Barnes, 91, dies of pneumonia
SANTA MONICA, Calif. -- Bill Barnes, who coached football at UCLA from 1958-64, played at Tennessee and was a decorated World War II veteran, has died. He was 91.
Barnes died Thursday of complications from pneumonia at Santa Monica Hospital, where he had been for more than two months, the school said Friday.
Barnes had a record of 31-34-3 in seven years as coach, having taken over before the fourth game of the 1958 season when head coach Henry "Red" Sanders died.
In 1960, led by All-America tailback Bill Kilmer, the Bruins went 7-2-1.
The following season, they won the AAWU (now Pac-10 Conference) championship and lost 21-3 to Minnesota in 1962 the Rose Bowl to finish 7-4.
Barnes earned All-America honors at Tennessee, where he played several positions for coach Bob Neyland.
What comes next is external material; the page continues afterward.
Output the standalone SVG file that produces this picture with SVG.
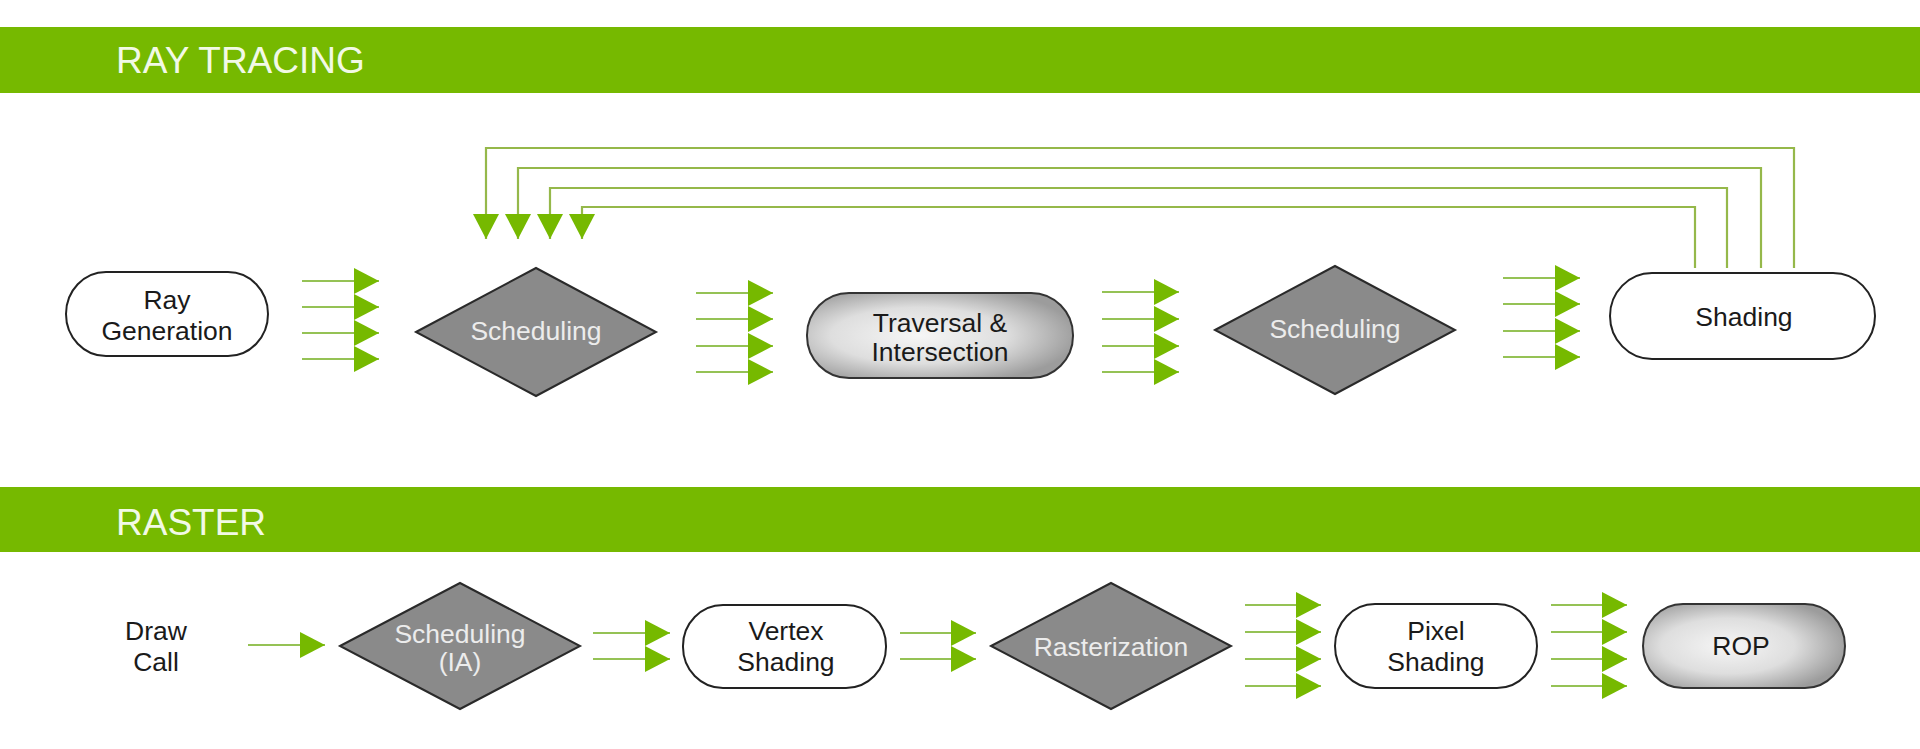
<svg xmlns="http://www.w3.org/2000/svg" width="1920" height="749" viewBox="0 0 1920 749">
<defs>
<style>
.bar{fill:#76b900}
.bartxt{font-family:"Liberation Sans",Arial,sans-serif;font-size:37px;fill:#f2f9e6}
.t{font-family:"Liberation Sans",Arial,sans-serif;font-size:26.5px;fill:#1a1a1a;text-anchor:middle}
.td{font-family:"Liberation Sans",Arial,sans-serif;font-size:26.5px;fill:#ececec;text-anchor:middle}
.term{fill:#ffffff;stroke:#222;stroke-width:2}
.termg{fill:url(#gg);stroke:#333;stroke-width:2}
.dia{fill:#8a8a8a;stroke:#2a2a2a;stroke-width:2}
.a{stroke:#95c255;stroke-width:2.2;fill:none;marker-end:url(#tri)}
.fb{stroke:#95b84a;stroke-width:2.2;fill:none;marker-end:url(#tri)}
</style>
<radialGradient id="gg" cx="0.42" cy="0.5" r="0.6">
<stop offset="0" stop-color="#f6f6f6"/>
<stop offset="0.55" stop-color="#dedede"/>
<stop offset="1" stop-color="#9c9c9c"/>
</radialGradient>
<marker id="tri" markerUnits="userSpaceOnUse" markerWidth="26" markerHeight="26" refX="25" refY="13" orient="auto" viewBox="0 0 26 26">
<path d="M0,0 L25,13 L0,26 Z" fill="#76b900"/>
</marker>
</defs>
<rect width="1920" height="749" fill="#ffffff"/>
<g id="header-ray-tracing">
<rect class="bar" x="0" y="27" width="1920" height="66"/>
<text class="bartxt" x="116" y="73">RAY TRACING</text>
</g>
<g id="header-raster">
<rect class="bar" x="0" y="487" width="1920" height="65"/>
<text class="bartxt" x="116" y="535">RASTER</text>
</g>
<g id="connectors">
<path class="fb" d="M1794,268 V148 H486 V239"/>
<path class="fb" d="M1761,268 V168 H518 V239"/>
<path class="fb" d="M1727,268 V188 H550 V239"/>
<path class="fb" d="M1695,268 V207 H582 V239"/>
<path class="a" d="M302,281 H379"/>
<path class="a" d="M302,307 H379"/>
<path class="a" d="M302,333 H379"/>
<path class="a" d="M302,359 H379"/>
<path class="a" d="M696,293 H773"/>
<path class="a" d="M696,319 H773"/>
<path class="a" d="M696,346 H773"/>
<path class="a" d="M696,372 H773"/>
<path class="a" d="M1102,292 H1179"/>
<path class="a" d="M1102,319 H1179"/>
<path class="a" d="M1102,346 H1179"/>
<path class="a" d="M1102,372 H1179"/>
<path class="a" d="M1503,278 H1580"/>
<path class="a" d="M1503,304 H1580"/>
<path class="a" d="M1503,331 H1580"/>
<path class="a" d="M1503,357 H1580"/>
<path class="a" d="M248,645 H325"/>
<path class="a" d="M593,633 H670"/>
<path class="a" d="M593,659 H670"/>
<path class="a" d="M900,633 H976"/>
<path class="a" d="M900,659 H976"/>
<path class="a" d="M1245,605 H1321"/>
<path class="a" d="M1245,632 H1321"/>
<path class="a" d="M1245,659 H1321"/>
<path class="a" d="M1245,686 H1321"/>
<path class="a" d="M1551,605 H1627"/>
<path class="a" d="M1551,632 H1627"/>
<path class="a" d="M1551,659 H1627"/>
<path class="a" d="M1551,686 H1627"/>
</g>
<g id="ray-generation">
<rect class="term" x="66" y="272" width="202" height="84" rx="40" ry="42"/>
<text class="t" x="167" y="309">Ray</text>
<text class="t" x="167" y="340">Generation</text>
</g>
<g id="scheduling-1">
<polygon class="dia" points="416,332 536,268 656,332 536,396"/>
<text class="td" x="536" y="340">Scheduling</text>
</g>
<g id="traversal-intersection">
<rect class="termg" x="807" y="293" width="266" height="85" rx="42" ry="42"/>
<text class="t" x="940" y="332">Traversal &amp;</text>
<text class="t" x="940" y="361">Intersection</text>
</g>
<g id="scheduling-2">
<polygon class="dia" points="1215,330 1335,266 1455,330 1335,394"/>
<text class="td" x="1335" y="338">Scheduling</text>
</g>
<g id="shading">
<rect class="term" x="1610" y="273" width="265" height="86" rx="42" ry="43"/>
<text class="t" x="1744" y="326">Shading</text>
</g>
<g id="draw-call">
<text class="t" x="156" y="640">Draw</text>
<text class="t" x="156" y="671">Call</text>
</g>
<g id="scheduling-ia">
<polygon class="dia" points="340,646 460,583 580,646 460,709"/>
<text class="td" x="460" y="643">Scheduling</text>
<text class="td" x="460" y="671">(IA)</text>
</g>
<g id="vertex-shading">
<rect class="term" x="683" y="605" width="203" height="83" rx="40" ry="41"/>
<text class="t" x="786" y="640">Vertex</text>
<text class="t" x="786" y="671">Shading</text>
</g>
<g id="rasterization">
<polygon class="dia" points="991,646 1111,583 1231,646 1111,709"/>
<text class="td" x="1111" y="656">Rasterization</text>
</g>
<g id="pixel-shading">
<rect class="term" x="1335" y="604" width="202" height="84" rx="40" ry="42"/>
<text class="t" x="1436" y="640">Pixel</text>
<text class="t" x="1436" y="671">Shading</text>
</g>
<g id="rop">
<rect class="termg" x="1643" y="604" width="202" height="84" rx="40" ry="42"/>
<text class="t" x="1741" y="655">ROP</text>
</g>
</svg>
He was on the Volunteer teams that appeared in the 1939 Orange Bowl and 1940 Rose Bowl, where they lost 14-0 to Southern California.
Barnes was an assistant at Tennessee in 1941 and Arkansas from 1946-49.
He served as a major in the Army during World War II, earning two Bronze Stars, a Silver Star, Legion of Merit, a Philippine Ribbon and an Alamo Scout Commendation.
Barnes was an original member of the Alamo Scouts, considered by many to be the first U.S. special forces.
He is survived by his wife Frances, whom he met while coaching at Arkansas.